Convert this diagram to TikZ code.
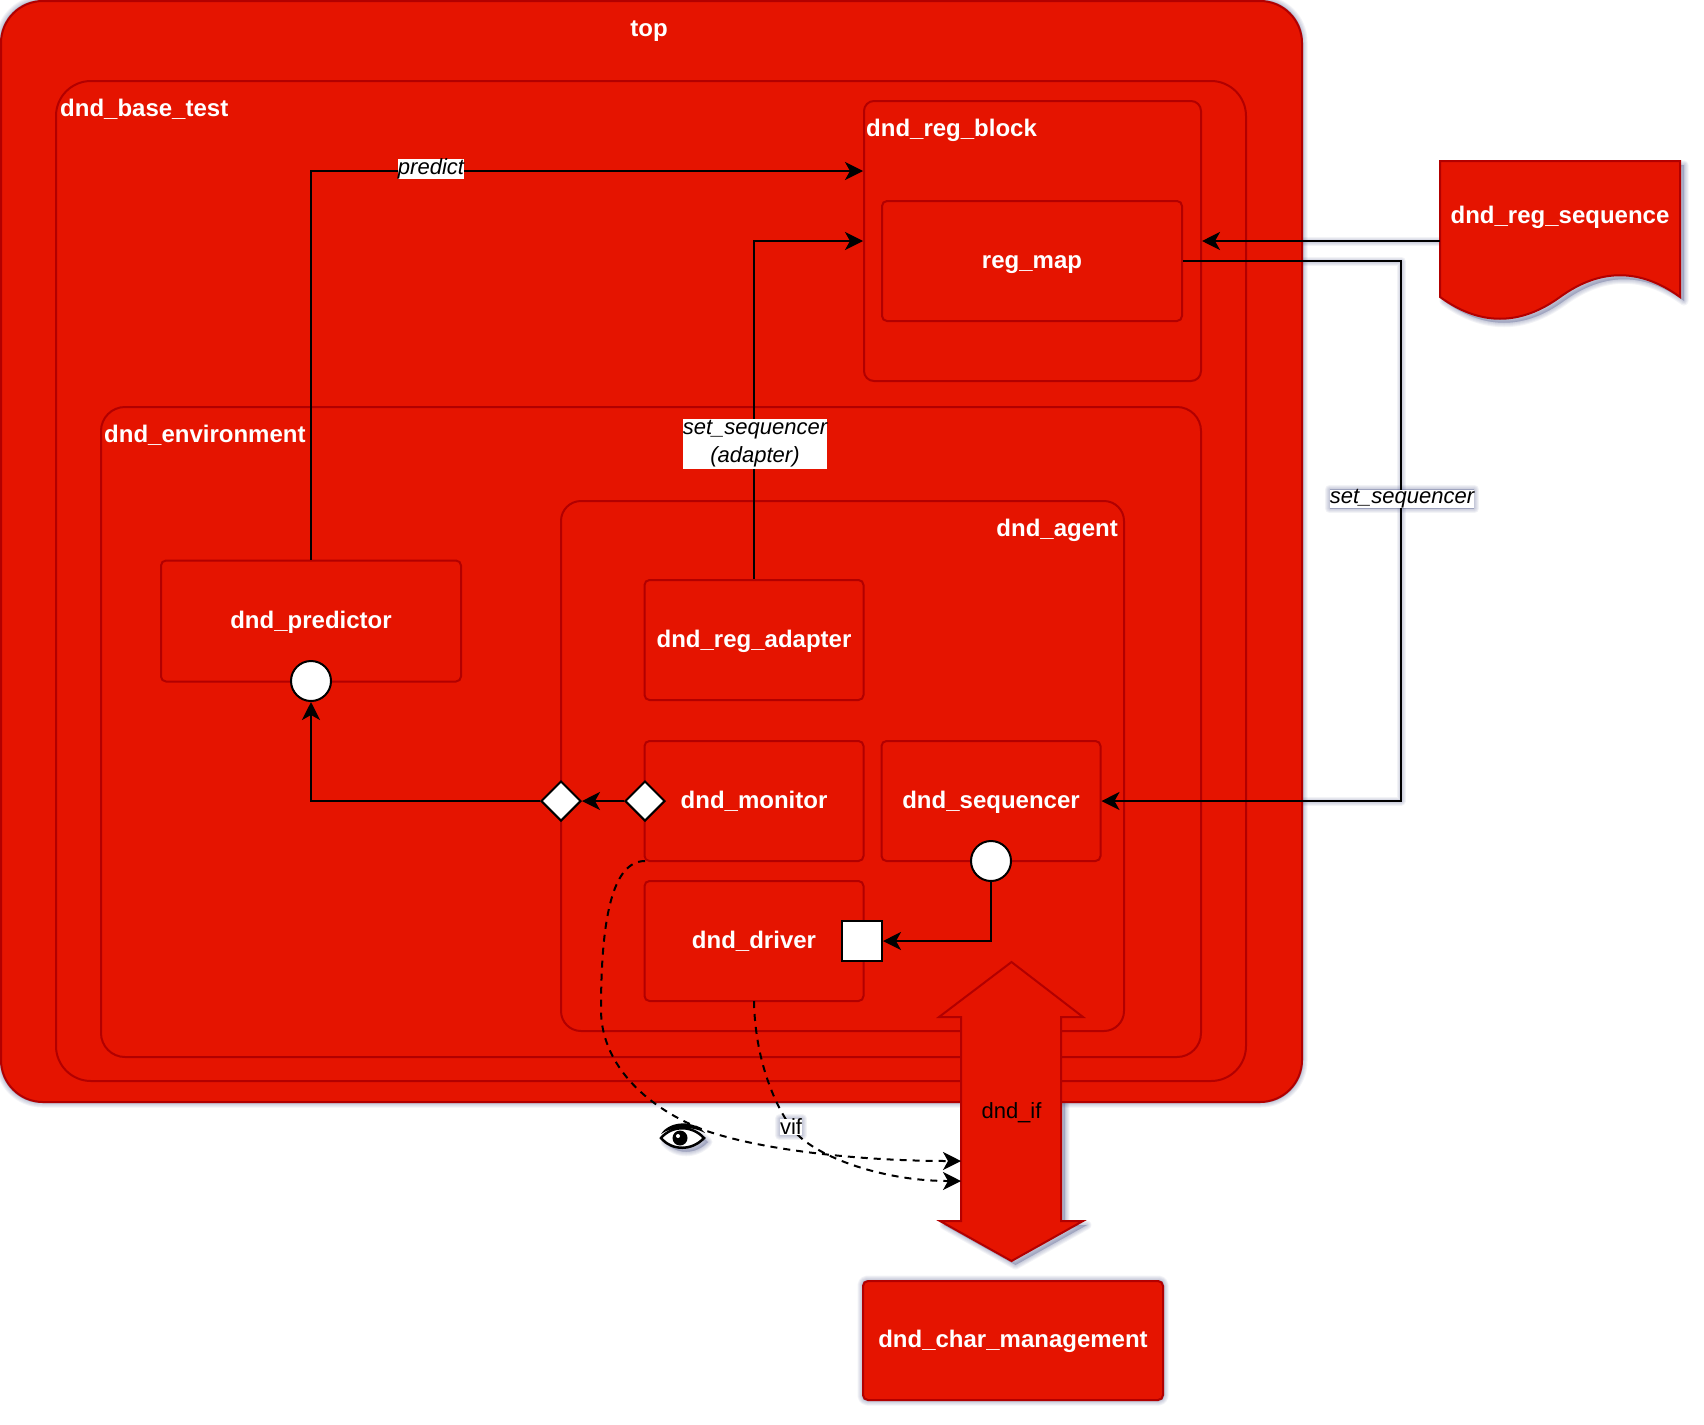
\documentclass[tikz,border=0pt]{standalone}
\usepackage{fontspec}
\setmainfont{Liberation Sans}
\usetikzlibrary{positioning,arrows.meta,backgrounds,shapes.geometric}
\definecolor{colorfill}  {RGB}{229,20 ,0  }
\definecolor{colorline}  {RGB}{178,0  ,0  }
\definecolor{colorshadow}{RGB}{60 ,70 ,125}
\newcommand{\blockArrow}{(1011.5,962) -- (1083,1017) -- (1061,1017) -- (1061,1221) -- (1083,1221) -- (1011.5,1261) -- (940,1221) -- (961,1221) -- (961,1017) -- (939,1017) -- cycle}
\newcommand{\regSeqShape}{(1440,161) -- (1680,161) -- (1680,297) .. controls (1640,268) and (1600,268) .. (1560,297) .. controls (1520,326) and (1480,326) .. (1440,297) -- cycle}
\newcommand{\eyeShape}{(661,1138) .. controls (672,1125) and (692,1125) .. (704,1138) .. controls (692,1151) and (672,1151) .. (661,1138) -- cycle}

\begin{document}
\begin{tikzpicture}[
    x=1pt, y=-1pt,
    >={Stealth[length=18pt,width=18pt,inset=5pt]},
    redBox/.style={draw=colorline,fill=colorfill,line width=2pt},
    block/.style={redBox,text=white,font={\fontsize{24}{28}\bfseries},text height=17pt,text depth=3pt,inner sep=0pt,rectangle,rounded corners=5pt},
    title/.style={text=white,font={\fontsize{24}{28}\bfseries},inner sep=0pt},
    txt/.style={text=black,font={\fontsize{22}{25}\selectfont},inner sep=0pt,align=center},
    note/.style={txt,fill=white,font={\fontsize{22}{28}\itshape}},
    port/.style={draw=black,fill=white,line width=2pt,inner sep=0pt,minimum size=40pt},
    wire/.style={draw=black,line width=2pt},
    curve/.style={wire,dash pattern=on 7pt off 6pt},
    soft/.style={draw=colorshadow,fill=colorshadow,opacity=.065,line join=round},
]
    \useasboundingbox (0,0) rectangle (1704,1424);

    % containers
    \node[redBox,rounded corners=42pt,minimum width=1301pt,minimum height=1101pt,anchor=north west] at (0,0) (top) {};
    \node[redBox,rounded corners=35pt,minimum width=1190pt,minimum height=1000pt,anchor=north west] at (55,80) (baseTest) {};
    \node[redBox,rounded corners=24pt,minimum width=1100pt,minimum height=650pt,anchor=north west] at (100,406) (environment) {};
    \node[redBox,rounded corners=10pt,minimum width=337pt,minimum height=280pt,anchor=north west] at (863,100) (regBlock) {};
    \node[redBox,rounded corners=20pt,minimum width=563pt,minimum height=530pt,anchor=north west] at (560,500) (agent) {};

    \node[title] at (649,31) (topName) {top};
    \node[title,anchor=base west] at (60,116) (baseTestName) {dnd\_base\_test};
    \node[title,anchor=base west] at (104,442) (environmentName) {dnd\_environment};
    \node[title,anchor=base west] at (866,136) (regBlockName) {dnd\_reg\_block};
    \node[title,anchor=base east] at (1118,536) (agentName) {dnd\_agent};

    % components
    \node[block,minimum width=300pt,minimum height=120pt] at (1032,261) (regMap) {reg\_map};
    \node[block,minimum width=300pt,minimum height=121pt] at (311,621) (predictor) {dnd\_predictor};
    \node[block,minimum width=219pt,minimum height=120pt] at (754,640) (regAdapter) {dnd\_reg\_adapter};
    \node[block,minimum width=219pt,minimum height=120pt] at (754,801) (monitor) {dnd\_monitor};
    \node[block,minimum width=219pt,minimum height=120pt] at (991,801) (sequencer) {dnd\_sequencer};
    \node[block,minimum width=219pt,minimum height=120pt] at (754,941) (driver) {dnd\_driver};
    \node[block,minimum width=300pt,minimum height=119pt] at (1013,1340.5) (charManagement) {dnd\_char\_management};

    % ports
    \node[port,circle] at (311,681) (predictorPort) {};
    \node[port,circle] at (991,861) (sequencerPort) {};
    \node[port,rectangle] at (862,941) (driverPort) {};
    \node[port,diamond,aspect=1] at (645,801) (monitorPort) {};
    \node[port,diamond,aspect=1] at (561,801) (agentPort) {};

    % interface and sequence
    \draw[redBox] \blockArrow;
    \node[txt] at (1011.5,1112.5) (ifName) {dnd\_if};
    \draw[redBox] \regSeqShape;
    \node[title,text height=17pt,text depth=3pt] at (1560,216) (regSeqName) {dnd\_reg\_sequence};
    \coordinate (regSeqOut) at (1440,241);
    \coordinate (regAdapterTurn) at (754,241);
    \coordinate (predictTurn) at (311,171);
    \coordinate (setTurn) at (1401,261);

    % connectors
    \draw[wire,->] (predictor.north) -- (predictTurn) -- (regBlock.west |- predictTurn);
    \draw[wire,->] (regAdapter.north) -- (regAdapterTurn) -- (regBlock.west |- regAdapterTurn);
    \draw[wire,->] (regSeqOut) -- (regBlock.east |- regSeqOut);
    \draw[wire,->] (regMap.east) -- (setTurn) |- (sequencer.east);
    \draw[wire,->] (monitorPort.west) -- (agentPort.east);
    \draw[wire,->] (agentPort.west) -| (predictorPort.south);
    \draw[wire,->] (sequencerPort.south) |- (driverPort.east);

    \coordinate (monitorTap) at (645,861);
    \coordinate (driverTap) at (754,1001);
    \coordinate (ifUpper) at (961,1161);
    \coordinate (ifLower) at (961,1181);
    \draw[curve,->] (monitorTap) .. controls (612,861) and (601,920) .. (601,1010)
        .. controls (601,1060) and (640,1105) .. (704,1130)
        .. controls (760,1150) and (860,1161) .. (ifUpper);
    \draw[curve,->] (driverTap) .. controls (755,1060) and (775,1105) .. (791,1127)
        .. controls (810,1155) and (880,1181) .. (ifLower);

    \node[note] at (431,169) (predictName) {predict};
    \node[note,inner ysep=2pt] at (755,444) (adapterName) {set\_sequencer\\(adapter)};
    \node[note] at (1402,499) (setName) {set\_sequencer};
    \node[txt,fill=white] at (791,1127) (vifName) {vif};

    % eye
    \draw[black,fill=white,line width=2.5pt] \eyeShape;
    \fill[black] (661,1134) .. controls (670,1120) and (695,1120) .. (705,1133) .. controls (693,1126) and (672,1126) .. (661,1134) -- cycle;
    \fill[black] (680,1138) circle (7.5pt);
    \fill[white] (678,1136) circle (2pt);

    % shadows
    \begin{scope}[on background layer,xshift=4pt,yshift=-4pt]
        \foreach \w in {1,3,5,7,9}{
            \path[soft,line width=\w pt,rounded corners=42pt] (top.north west) rectangle (top.south east);
            \path[soft,line width=\w pt,rounded corners=5pt] (charManagement.north west) rectangle (charManagement.south east);
            \path[soft,line width=\w pt] \blockArrow;
            \path[soft,line width=\w pt] \regSeqShape;
            \path[soft,line width=\w pt] \eyeShape;
            \path[soft,line width=\w pt] (setName.north west) rectangle (setName.south east);
            \path[soft,line width=\w pt] (vifName.north west) rectangle (vifName.south east);
            \path[soft,fill=none,line width=\w pt] (regSeqOut) -- (regBlock.east |- regSeqOut);
            \path[soft,fill=none,line width=\w pt] (regMap.east) -- (setTurn) |- (sequencer.east);
        }
    \end{scope}
\end{tikzpicture}
\end{document}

==*==

Aim of the exercise> Quote the data exactly, leaving every image out of the copy.

Exercise solution>
Convert this diagram to TikZ code.
\documentclass[tikz,border=0pt]{standalone}
\usepackage{fontspec}
\setmainfont{Liberation Sans}
\usetikzlibrary{positioning,arrows.meta,backgrounds,shapes.geometric}
\definecolor{colorfill}  {RGB}{229,20 ,0  }
\definecolor{colorline}  {RGB}{178,0  ,0  }
\definecolor{colorshadow}{RGB}{60 ,70 ,125}
\newcommand{\blockArrow}{(1011.5,962) -- (1083,1017) -- (1061,1017) -- (1061,1221) -- (1083,1221) -- (1011.5,1261) -- (940,1221) -- (961,1221) -- (961,1017) -- (939,1017) -- cycle}
\newcommand{\regSeqShape}{(1440,161) -- (1680,161) -- (1680,297) .. controls (1640,268) and (1600,268) .. (1560,297) .. controls (1520,326) and (1480,326) .. (1440,297) -- cycle}
\newcommand{\eyeShape}{(661,1138) .. controls (672,1125) and (692,1125) .. (704,1138) .. controls (692,1151) and (672,1151) .. (661,1138) -- cycle}

\begin{document}
\begin{tikzpicture}[
    x=1pt, y=-1pt,
    >={Stealth[length=18pt,width=18pt,inset=5pt]},
    redBox/.style={draw=colorline,fill=colorfill,line width=2pt},
    block/.style={redBox,text=white,font={\fontsize{24}{28}\bfseries},text height=17pt,text depth=3pt,inner sep=0pt,rectangle,rounded corners=5pt},
    title/.style={text=white,font={\fontsize{24}{28}\bfseries},inner sep=0pt},
    txt/.style={text=black,font={\fontsize{22}{25}\selectfont},inner sep=0pt,align=center},
    note/.style={txt,fill=white,font={\fontsize{22}{28}\itshape}},
    port/.style={draw=black,fill=white,line width=2pt,inner sep=0pt,minimum size=40pt},
    wire/.style={draw=black,line width=2pt},
    curve/.style={wire,dash pattern=on 7pt off 6pt},
    soft/.style={draw=colorshadow,fill=colorshadow,opacity=.065,line join=round},
]
    \useasboundingbox (0,0) rectangle (1704,1424);

    % containers
    \node[redBox,rounded corners=42pt,minimum width=1301pt,minimum height=1101pt,anchor=north west] at (0,0) (top) {};
    \node[redBox,rounded corners=35pt,minimum width=1190pt,minimum height=1000pt,anchor=north west] at (55,80) (baseTest) {};
    \node[redBox,rounded corners=24pt,minimum width=1100pt,minimum height=650pt,anchor=north west] at (100,406) (environment) {};
    \node[redBox,rounded corners=10pt,minimum width=337pt,minimum height=280pt,anchor=north west] at (863,100) (regBlock) {};
    \node[redBox,rounded corners=20pt,minimum width=563pt,minimum height=530pt,anchor=north west] at (560,500) (agent) {};

    \node[title] at (649,31) (topName) {top};
    \node[title,anchor=base west] at (60,116) (baseTestName) {dnd\_base\_test};
    \node[title,anchor=base west] at (104,442) (environmentName) {dnd\_environment};
    \node[title,anchor=base west] at (866,136) (regBlockName) {dnd\_reg\_block};
    \node[title,anchor=base east] at (1118,536) (agentName) {dnd\_agent};

    % components
    \node[block,minimum width=300pt,minimum height=120pt] at (1032,261) (regMap) {reg\_map};
    \node[block,minimum width=300pt,minimum height=121pt] at (311,621) (predictor) {dnd\_predictor};
    \node[block,minimum width=219pt,minimum height=120pt] at (754,640) (regAdapter) {dnd\_reg\_adapter};
    \node[block,minimum width=219pt,minimum height=120pt] at (754,801) (monitor) {dnd\_monitor};
    \node[block,minimum width=219pt,minimum height=120pt] at (991,801) (sequencer) {dnd\_sequencer};
    \node[block,minimum width=219pt,minimum height=120pt] at (754,941) (driver) {dnd\_driver};
    \node[block,minimum width=300pt,minimum height=119pt] at (1013,1340.5) (charManagement) {dnd\_char\_management};

    % ports
    \node[port,circle] at (311,681) (predictorPort) {};
    \node[port,circle] at (991,861) (sequencerPort) {};
    \node[port,rectangle] at (862,941) (driverPort) {};
    \node[port,diamond,aspect=1] at (645,801) (monitorPort) {};
    \node[port,diamond,aspect=1] at (561,801) (agentPort) {};

    % interface and sequence
    \draw[redBox] \blockArrow;
    \node[txt] at (1011.5,1112.5) (ifName) {dnd\_if};
    \draw[redBox] \regSeqShape;
    \node[title,text height=17pt,text depth=3pt] at (1560,216) (regSeqName) {dnd\_reg\_sequence};
    \coordinate (regSeqOut) at (1440,241);
    \coordinate (regAdapterTurn) at (754,241);
    \coordinate (predictTurn) at (311,171);
    \coordinate (setTurn) at (1401,261);

    % connectors
    \draw[wire,->] (predictor.north) -- (predictTurn) -- (regBlock.west |- predictTurn);
    \draw[wire,->] (regAdapter.north) -- (regAdapterTurn) -- (regBlock.west |- regAdapterTurn);
    \draw[wire,->] (regSeqOut) -- (regBlock.east |- regSeqOut);
    \draw[wire,->] (regMap.east) -- (setTurn) |- (sequencer.east);
    \draw[wire,->] (monitorPort.west) -- (agentPort.east);
    \draw[wire,->] (agentPort.west) -| (predictorPort.south);
    \draw[wire,->] (sequencerPort.south) |- (driverPort.east);

    \coordinate (monitorTap) at (645,861);
    \coordinate (driverTap) at (754,1001);
    \coordinate (ifUpper) at (961,1161);
    \coordinate (ifLower) at (961,1181);
    \draw[curve,->] (monitorTap) .. controls (612,861) and (601,920) .. (601,1010)
        .. controls (601,1060) and (640,1105) .. (704,1130)
        .. controls (760,1150) and (860,1161) .. (ifUpper);
    \draw[curve,->] (driverTap) .. controls (755,1060) and (775,1105) .. (791,1127)
        .. controls (810,1155) and (880,1181) .. (ifLower);

    \node[note] at (431,169) (predictName) {predict};
    \node[note,inner ysep=2pt] at (755,444) (adapterName) {set\_sequencer\\(adapter)};
    \node[note] at (1402,499) (setName) {set\_sequencer};
    \node[txt,fill=white] at (791,1127) (vifName) {vif};

    % eye
    \draw[black,fill=white,line width=2.5pt] \eyeShape;
    \fill[black] (661,1134) .. controls (670,1120) and (695,1120) .. (705,1133) .. controls (693,1126) and (672,1126) .. (661,1134) -- cycle;
    \fill[black] (680,1138) circle (7.5pt);
    \fill[white] (678,1136) circle (2pt);

    % shadows
    \begin{scope}[on background layer,xshift=4pt,yshift=-4pt]
        \foreach \w in {1,3,5,7,9}{
            \path[soft,line width=\w pt,rounded corners=42pt] (top.north west) rectangle (top.south east);
            \path[soft,line width=\w pt,rounded corners=5pt] (charManagement.north west) rectangle (charManagement.south east);
            \path[soft,line width=\w pt] \blockArrow;
            \path[soft,line width=\w pt] \regSeqShape;
            \path[soft,line width=\w pt] \eyeShape;
            \path[soft,line width=\w pt] (setName.north west) rectangle (setName.south east);
            \path[soft,line width=\w pt] (vifName.north west) rectangle (vifName.south east);
            \path[soft,fill=none,line width=\w pt] (regSeqOut) -- (regBlock.east |- regSeqOut);
            \path[soft,fill=none,line width=\w pt] (regMap.east) -- (setTurn) |- (sequencer.east);
        }
    \end{scope}
\end{tikzpicture}
\end{document}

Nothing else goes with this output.